**Exercise:** Pictures stay out of the copy; restate everything else in the material exactly.

**Data section:**
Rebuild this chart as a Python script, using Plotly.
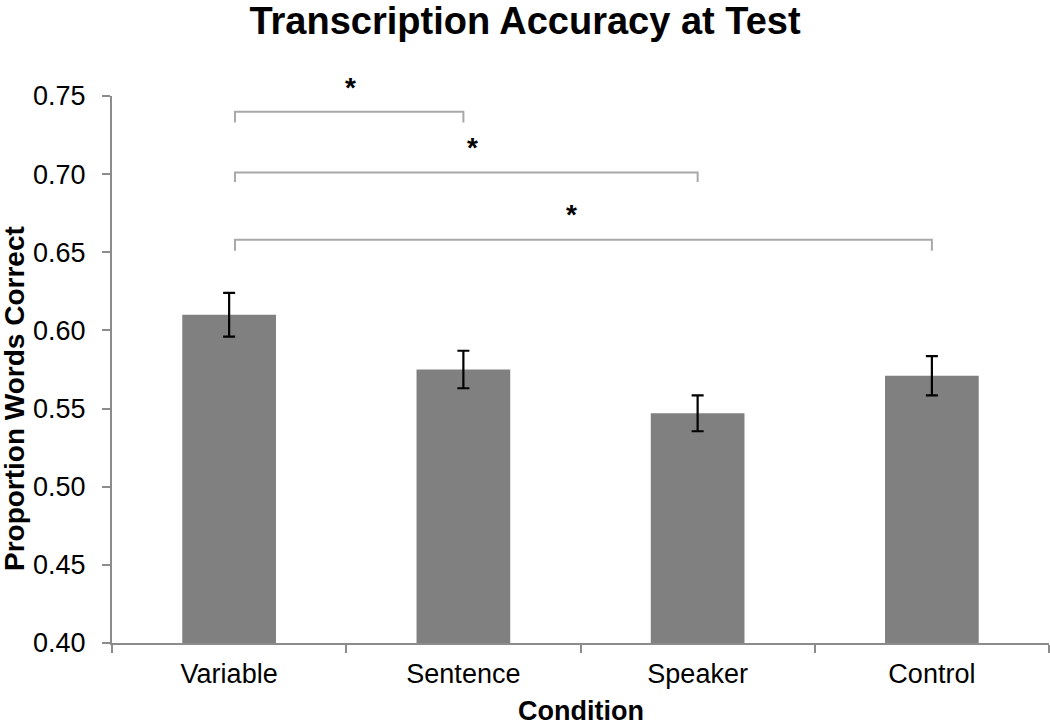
import plotly.graph_objects as go

categories = ["Variable", "Sentence", "Speaker", "Control"]
values = [0.610, 0.575, 0.547, 0.571]
errors = [0.014, 0.012, 0.0115, 0.0126]

# significance brackets: (start category index, end category index, y level)
bracket_pairs = [(0, 1), (0, 2), (0, 3)]
bracket_levels = [0.740, 0.701, 0.658]
bracket_drop = [0.007, 0.006, 0.007]
star_x = [0.52, 1.04, 1.46]
star_y = [0.7577, 0.7193, 0.677]

Y_MIN, Y_MAX = 0.40, 0.75
FONT = "Liberation Sans, Arial, sans-serif"

fig = go.Figure()
fig.add_trace(go.Bar(
    x=categories, y=values, width=0.40,
    marker=dict(color="#808080", line=dict(width=0)),
    error_y=dict(type="data", array=errors, visible=True,
                 color="black", thickness=2.2, width=6),
    showlegend=False,
))

shapes = []
for (a, b), lvl, d in zip(bracket_pairs, bracket_levels, bracket_drop):
    x0 = a + 0.025
    x1 = b
    shapes.append(dict(type="path",
                       path=f"M {x0},{lvl - d} L {x0},{lvl} L {x1},{lvl} L {x1},{lvl - d}",
                       xref="x", yref="y",
                       line=dict(color="#a9a9a9", width=2)))

annotations = []
for sx, sy in zip(star_x, star_y):
    annotations.append(dict(x=sx, y=(sy - Y_MIN) / (Y_MAX - Y_MIN), xref="x", yref="paper",
                            text="<b>*</b>", showarrow=False,
                            font=dict(size=28, color="black", family=FONT),
                            yanchor="middle", xanchor="center", yshift=-4))

annotations.append(dict(x=-0.104, y=0.447, xref="paper", yref="paper",
                        text="<b>Proportion Words Correct</b>",
                        textangle=-90, showarrow=False, xanchor="center", yanchor="middle",
                        font=dict(size=28, color="black", family=FONT)))
annotations.append(dict(x=0.5, y=-0.124, xref="paper", yref="paper",
                        text="<b>Condition</b>", showarrow=False,
                        xanchor="center", yanchor="middle",
                        font=dict(size=27, color="black", family=FONT)))

fig.update_layout(
    width=1050, height=725,
    margin=dict(l=112, r=1, t=96, b=82),
    paper_bgcolor="white", plot_bgcolor="white",
    shapes=shapes,
    annotations=annotations,
    title=dict(text="<b>Transcription Accuracy at Test</b>", x=0.5, xanchor="center", xref="container",
               y=0.972, yanchor="middle", font=dict(size=38, color="black", family=FONT)),
    font=dict(family=FONT, color="black"),
)

fig.update_xaxes(
    type="category", range=[-0.5, 3.5], showline=True, linecolor="#8c8c8c", linewidth=2,
    ticks="outside", tickson="boundaries", ticklen=8, tickcolor="#8c8c8c", tickwidth=2,
    tickfont=dict(size=27, color="black", family=FONT), showgrid=False,
    ticklabelstandoff=6,
)
fig.update_yaxes(
    range=[Y_MIN, Y_MAX], tickvals=[0.40, 0.45, 0.50, 0.55, 0.60, 0.65, 0.70, 0.75],
    tickformat=".2f", showline=True, linecolor="#8c8c8c", linewidth=2,
    ticks="outside", ticklen=8, tickcolor="#8c8c8c", tickwidth=2,
    tickfont=dict(size=27, color="black", family=FONT), showgrid=False, zeroline=False,
    ticklabelstandoff=11,
)

fig.write_html("out.html", config={"displayModeBar": False},
               post_script="document.body.style.margin='0';")
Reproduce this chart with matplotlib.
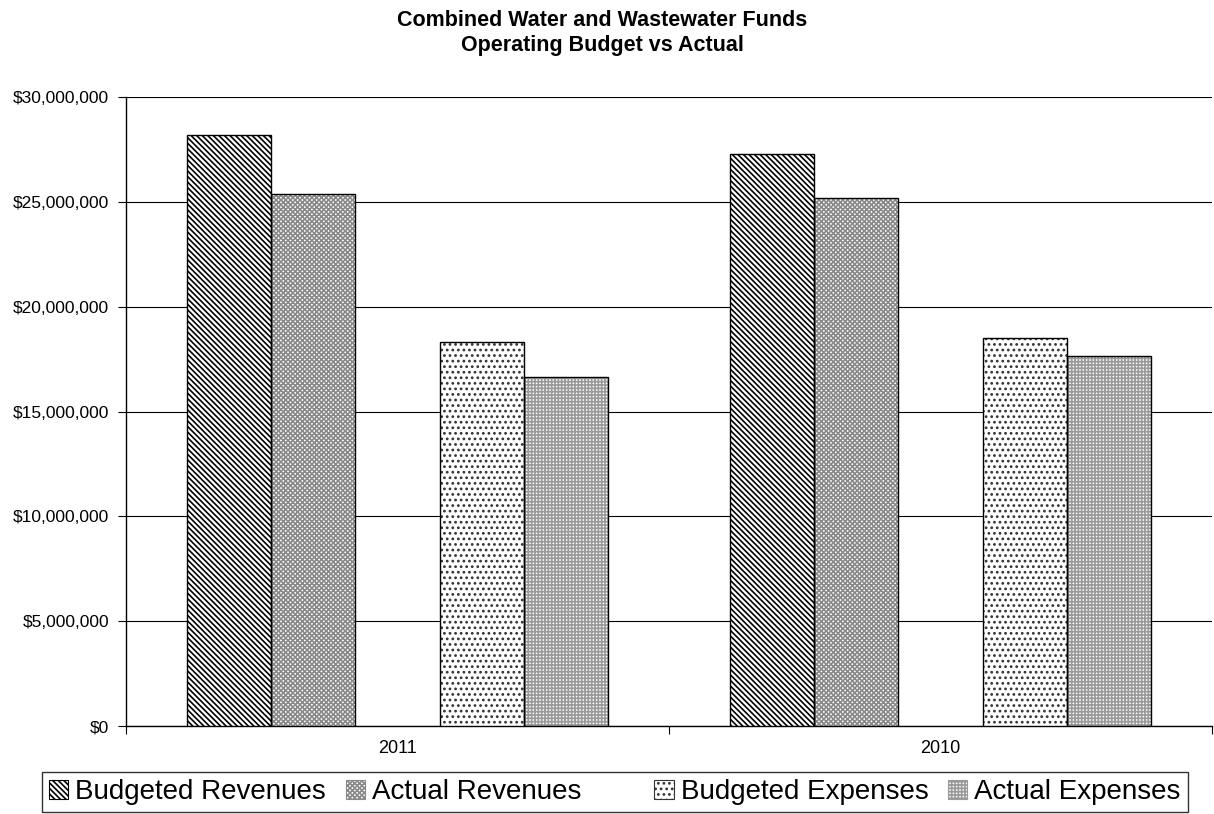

**The answer:**
Rebuild this chart as a Python script, using Plotly.
import plotly.graph_objects as go

categories = ["Variable", "Sentence", "Speaker", "Control"]
values = [0.610, 0.575, 0.547, 0.571]
errors = [0.014, 0.012, 0.0115, 0.0126]

# significance brackets: (start category index, end category index, y level)
bracket_pairs = [(0, 1), (0, 2), (0, 3)]
bracket_levels = [0.740, 0.701, 0.658]
bracket_drop = [0.007, 0.006, 0.007]
star_x = [0.52, 1.04, 1.46]
star_y = [0.7577, 0.7193, 0.677]

Y_MIN, Y_MAX = 0.40, 0.75
FONT = "Liberation Sans, Arial, sans-serif"

fig = go.Figure()
fig.add_trace(go.Bar(
    x=categories, y=values, width=0.40,
    marker=dict(color="#808080", line=dict(width=0)),
    error_y=dict(type="data", array=errors, visible=True,
                 color="black", thickness=2.2, width=6),
    showlegend=False,
))

shapes = []
for (a, b), lvl, d in zip(bracket_pairs, bracket_levels, bracket_drop):
    x0 = a + 0.025
    x1 = b
    shapes.append(dict(type="path",
                       path=f"M {x0},{lvl - d} L {x0},{lvl} L {x1},{lvl} L {x1},{lvl - d}",
                       xref="x", yref="y",
                       line=dict(color="#a9a9a9", width=2)))

annotations = []
for sx, sy in zip(star_x, star_y):
    annotations.append(dict(x=sx, y=(sy - Y_MIN) / (Y_MAX - Y_MIN), xref="x", yref="paper",
                            text="<b>*</b>", showarrow=False,
                            font=dict(size=28, color="black", family=FONT),
                            yanchor="middle", xanchor="center", yshift=-4))

annotations.append(dict(x=-0.104, y=0.447, xref="paper", yref="paper",
                        text="<b>Proportion Words Correct</b>",
                        textangle=-90, showarrow=False, xanchor="center", yanchor="middle",
                        font=dict(size=28, color="black", family=FONT)))
annotations.append(dict(x=0.5, y=-0.124, xref="paper", yref="paper",
                        text="<b>Condition</b>", showarrow=False,
                        xanchor="center", yanchor="middle",
                        font=dict(size=27, color="black", family=FONT)))

fig.update_layout(
    width=1050, height=725,
    margin=dict(l=112, r=1, t=96, b=82),
    paper_bgcolor="white", plot_bgcolor="white",
    shapes=shapes,
    annotations=annotations,
    title=dict(text="<b>Transcription Accuracy at Test</b>", x=0.5, xanchor="center", xref="container",
               y=0.972, yanchor="middle", font=dict(size=38, color="black", family=FONT)),
    font=dict(family=FONT, color="black"),
)

fig.update_xaxes(
    type="category", range=[-0.5, 3.5], showline=True, linecolor="#8c8c8c", linewidth=2,
    ticks="outside", tickson="boundaries", ticklen=8, tickcolor="#8c8c8c", tickwidth=2,
    tickfont=dict(size=27, color="black", family=FONT), showgrid=False,
    ticklabelstandoff=6,
)
fig.update_yaxes(
    range=[Y_MIN, Y_MAX], tickvals=[0.40, 0.45, 0.50, 0.55, 0.60, 0.65, 0.70, 0.75],
    tickformat=".2f", showline=True, linecolor="#8c8c8c", linewidth=2,
    ticks="outside", ticklen=8, tickcolor="#8c8c8c", tickwidth=2,
    tickfont=dict(size=27, color="black", family=FONT), showgrid=False, zeroline=False,
    ticklabelstandoff=11,
)

fig.write_html("out.html", config={"displayModeBar": False},
               post_script="document.body.style.margin='0';")
Reproduce this chart with matplotlib.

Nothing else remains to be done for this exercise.